Don’t blame millennials for the economic gap
House prices and the high cost of living are definitely widening social fissures between the generations. But is the divide just economic or is there also a profound values gap?
As a columnist with a widely disseminated platform, I like readers to have their say. However, my recent column about the so-called generational divide, the millennials v the baby boomers, attracted many comments about the growing economic divide between the generations, many critical of the millennials, with some readers demanding: “Well, what would you do?” Glad I’m not the government because anything governments can do about the generational economic gap is fairly limited.
Some things they should not do were fairly well enunciated in comments from the postwar generation, which does not want all their hard-earned savings, including superannuation, and the family house unfairly taxed in the name of helping a younger generation. As many readers pointed out, they would be helped anyway when the postwar generation moved to a (hopefully) better place.
Housing prices and the high cost of living are definitely widening social fissures between and within generations. But is the divide between generations just economic or is there also a more profound values gap?
The biggest social change and main long-term economic problem is that marriage and family are disappearing as a foundational good, the nucleus of society.
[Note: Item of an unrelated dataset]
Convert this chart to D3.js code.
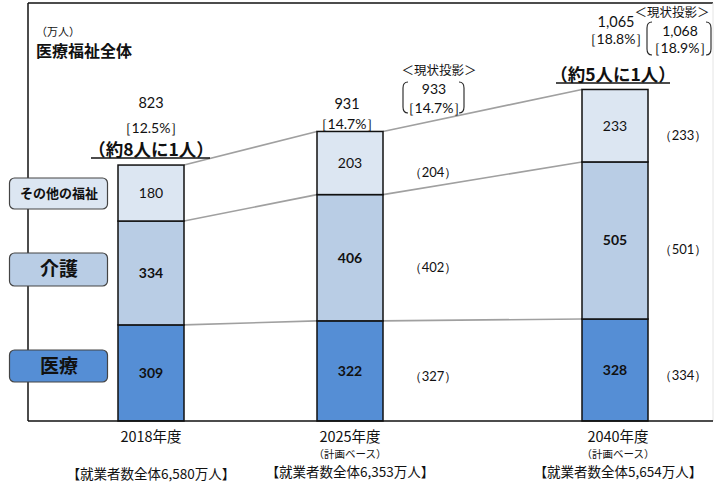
<!DOCTYPE html>
<html><head><meta charset="utf-8">
<script src="https://cdn.jsdelivr.net/npm/d3@7"></script>
<style>
body{margin:0;background:#fff;}
svg{display:block;}
text{font-family:"Noto Sans CJK JP","Noto Sans",sans-serif;fill:#111;}
.num{font-family:Lato,"Open Sans",sans-serif;}
</style></head>
<body>
<svg id="c" width="722" height="486"></svg>
<script>
const years = ["2018年度","2025年度","2040年度"];
const subLabels = ["","（計画ベース）","（計画ベース）"];
const workforce = ["【就業者数全体6,580万人】","【就業者数全体6,353万人】","【就業者数全体5,654万人】"];
const medical = [309,322,328];
const care = [334,406,505];
const other = [180,203,233];
const totals = ["823","931","1,065"];
const shares = ["［12.5%］","［14.7%］","［18.8%］"];
const ratios = ["（約8人に1人）","","（約5人に1人）"];
const projMedical = [null,327,334];
const projCare = [null,402,501];
const projOther = [null,204,233];
const projTotal = [null,"933","1,068"];
const projShare = [null,"［14.7%］","［18.9%］"];
const seriesNames = ["医療","介護","その他の福祉"];
const colors = ["#558ed5","#b9cde5","#dce6f2"];

const svg = d3.select("#c");
const x = d3.scaleOrdinal().domain(years).range([151,350,615]);
const y = d3.scaleLinear().domain([0,1000]).range([421,110]);
const bw = 66;

// frame
svg.append("line").attr("x1",28).attr("x2",713).attr("y1",3).attr("y2",3).attr("stroke","#111").attr("stroke-width",1.5);
svg.append("line").attr("x1",713).attr("x2",713).attr("y1",3).attr("y2",421).attr("stroke","#e4e4e4").attr("stroke-width",1);
svg.append("line").attr("x1",28).attr("x2",28).attr("y1",3).attr("y2",421).attr("stroke","#111").attr("stroke-width",1.5);

const data = years.map((yr,i)=>({year:yr,medical:medical[i],care:care[i],other:other[i]}));
const stack = d3.stack().keys(["medical","care","other"])(data);

// connector lines
stack.forEach(layer=>{
  for(let i=0;i<years.length-1;i++){
    svg.append("line")
      .attr("x1",x(years[i])+bw/2).attr("y1",y(layer[i][1]))
      .attr("x2",x(years[i+1])-bw/2).attr("y2",y(layer[i+1][1]))
      .attr("stroke","#a0a0a0").attr("stroke-width",1.6);
  }
});

// bars
stack.forEach((layer,k)=>{
  svg.append("g").selectAll("rect").data(layer).join("rect")
    .attr("x",(d,i)=>x(years[i])-bw/2).attr("width",bw)
    .attr("y",d=>y(d[1])).attr("height",d=>y(d[0])-y(d[1]))
    .attr("fill",colors[k]).attr("stroke","#111").attr("stroke-width",1.5);
  svg.append("g").selectAll("text").data(layer).join("text")
    .attr("class","num")
    .attr("x",(d,i)=>x(years[i])).attr("y",d=>(y(d[0])+y(d[1]))/2+5)
    .attr("text-anchor","middle").attr("font-size",14)
    .attr("font-weight",k===2?"normal":"bold")
    .text(d=>d[1]-d[0]);
});

// axis line
svg.append("line").attr("x1",28).attr("x2",713).attr("y1",421).attr("y2",421).attr("stroke","#111").attr("stroke-width",1.5);

// projection labels
const projArr = [projMedical,projCare,projOther];
const projOffset = [5,9,9];
stack.forEach((layer,k)=>{
  layer.forEach((d,i)=>{
    if(projArr[k][i]==null) return;
    const px = i===1 ? x(years[i])+83 : x(years[i])+68;
    svg.append("text").attr("class","num").attr("x",px)
      .attr("y",(y(d[0])+y(d[1]))/2+projOffset[k]+5)
      .attr("text-anchor","middle").attr("font-size",13)
      .text("（"+projArr[k][i]+"）");
  });
});

// title
svg.append("text").attr("x",36).attr("y",36).attr("font-size",11).text("（万人）");
svg.append("text").attr("x",36).attr("y",57).attr("font-size",16).attr("font-weight","bold").text("医療福祉全体");

// totals / shares
const totPos = [{x:151,y1:108,y2:133},{x:347,y1:109,y2:129},{x:616,y1:27,y2:44}];
totals.forEach((t,i)=>{
  svg.append("text").attr("class","num").attr("x",totPos[i].x).attr("y",totPos[i].y1)
    .attr("text-anchor","middle").attr("font-size",14.5).text(t);
  svg.append("text").attr("class","num").attr("x",totPos[i].x).attr("y",totPos[i].y2)
    .attr("text-anchor","middle").attr("font-size",14).text(shares[i]);
});

// ratio labels
const ratioPos = [{x:151,y:156,x1:91,x2:210,uy:158},null,{x:613,y:81,x1:556,x2:670,uy:83}];
ratios.forEach((r,i)=>{
  if(!r) return;
  const p = ratioPos[i];
  svg.append("text").attr("x",p.x).attr("y",p.y).attr("text-anchor","middle")
    .attr("font-size",17.5).attr("font-weight","bold").text(r);
  svg.append("line").attr("x1",p.x1).attr("x2",p.x2).attr("y1",p.uy).attr("y2",p.uy)
    .attr("stroke","#111").attr("stroke-width",1.5);
});

// projection annotations
const annPos = [null,{cx:434,head:439,hy:75,y1:94,y2:113,l:403,r:464,top:82,bot:113},
  {cx:680,head:672,hy:17,y1:36,y2:53,l:647,r:711,top:22,bot:55}];
function paren(xp,top,bot,dir){
  const p = d3.path();
  p.moveTo(xp+dir*5,top); p.quadraticCurveTo(xp,top,xp,top+6);
  p.lineTo(xp,bot-6); p.quadraticCurveTo(xp,bot,xp+dir*5,bot);
  svg.append("path").attr("d",p.toString()).attr("fill","none").attr("stroke","#222").attr("stroke-width",1.1);
}
projTotal.forEach((t,i)=>{
  if(t==null) return;
  const a = annPos[i];
  svg.append("text").attr("x",a.head).attr("y",a.hy).attr("text-anchor","middle").attr("font-size",12.5).text("＜現状投影＞");
  svg.append("text").attr("class","num").attr("x",a.cx).attr("y",a.y1).attr("text-anchor","middle").attr("font-size",14).text(t);
  svg.append("text").attr("class","num").attr("x",a.cx).attr("y",a.y2).attr("text-anchor","middle").attr("font-size",14).text(projShare[i]);
  paren(a.l,a.top,a.bot,1);
  paren(a.r,a.top,a.bot,-1);
});

// legend boxes
const legPos = [{y:350,h:32,fs:19},{y:253,h:33,fs:19},{y:178,h:31,fs:13}];
seriesNames.forEach((n,k)=>{
  const p = legPos[k];
  svg.append("rect").attr("x",9.5).attr("y",p.y).attr("width",98).attr("height",p.h)
    .attr("rx",5).attr("fill",colors[k]).attr("stroke","#444").attr("stroke-width",1.2);
  svg.append("text").attr("x",59).attr("y",p.y+p.h/2+p.fs*0.36).attr("text-anchor","middle")
    .attr("font-size",p.fs).attr("font-weight","bold").text(n);
});

// x labels
years.forEach((yr,i)=>{
  const cx = x(yr)+(i===2?3:0);
  svg.append("text").attr("x",cx).attr("y",442).attr("text-anchor","middle").attr("font-size",14.5).text(yr);
  if(subLabels[i]) svg.append("text").attr("x",cx).attr("y",458).attr("text-anchor","middle").attr("font-size",10.5).text(subLabels[i]);
  svg.append("text").attr("x",cx).attr("y",i===0?479:477).attr("text-anchor","middle").attr("font-size",13.5).text(workforce[i]);
});
</script>
</body></html>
It is happening because we have raised an emotionally immature generation or, more practically, this generation cannot get married and afford a mortgage to buy a house. My view is that both are true.
The recent Intergenerational Report makes clear that the low birthrate, which will affect our future more than any other single economic problem, overlays all other economic and social issues. Although it is a worldwide phenomenon with many origins, in Australia the principal driver for the baby bust is the decline in marriage and family formation.
Governments can do a certain amount to encourage young people who wish to have families with practical policies such as first-home buyer schemes and cheaper social housing loans, not just rental schemes. All these are important.
But housing cannot be seen in isolation. Reformation of the tax system has been a principal aim of family advocacy groups for many years, especially income splitting to make family income the basis of taxation rather than individual income, so children are part of the equation. It is a much more pro-family policy than increasing already generous childcare subsidies that are really aimed at luring women back into work earlier than they might otherwise want.
Another area of practical help for families is ameliorating or even abolishing HECS and HELP debts for couples with children.
We need children because if the tax base shrinks much further the consequences for the next generation will mean a longer working life and an imploding economy with less services. So far, the only way we have propped up the fall in births is to bring in more immigrants, but immigrants come in the prime of life. Consequently, their working lives are shorter, the middling demographic increases more quickly and the proportion of the older non-working demographic becomes even more disproportionate. Immigration can help the situation only if immigrants have more children than the native born, but after the first generation they don’t. Nevertheless, without them the situation would be dire.
RedBridge Group analyst Kos Samaras puts the situation starkly thus: “We know millennials are having fewer children than older generations. Housing crisis is in part to blame here. This will have a dramatic impact on our economy by shrinking the tax base. But what if I told you it’s actually worse. If we remove diverse communities from the equation, it’s really grim. Here is a comparison of Indian-Australian couples with kids versus Australian-born couples with kids, 68.4 per cent versus 40.5 per cent for all age groups. Now take a look at kids under five, where nearly all parents are millennials. (It is) 31 per cent versus 16 per cent. The birthrate for millennials born in this country has fallen off the cliff. FYI, the oldest millennials are knocking on 40 now.”
Sounds grim, all right. The political landscape won’t be as stable as that of previous generations. According to RedBridge’s national polling, the cost-of-living pressures and housing crisis mean voters under 35 are moving away from the two-party system towards the Greens. Twenty-eight per cent of voters under 35 support the Greens, 27 per cent support the Liberals. This fragmentation also may hurt Labor. Interestingly, this has been confirmed by research from Matthew Taylor for the Centre for Independent Studies.
The breakdown of family means increasing reliance on the welfare state as a substitute for the family, despite fewer workers to support welfare with their taxes.
Consequently, the pressure from the generation not yet 40 for the older postwar generation to surrender much of their wealth in increased taxes and penalties is not likely to ease in the foreseeable future. But for all the odium heaped on the young as emotionally immature, social-media addicted vegans, how much have baby boomers brought on themselves?
How much of this is a result of the cultural revolution initiated by an elite in the postwar generation that trashed the values that support the traditional nuclear family? Ultimately there is a values gap between the generations. It is quite profound, and whose fault is that?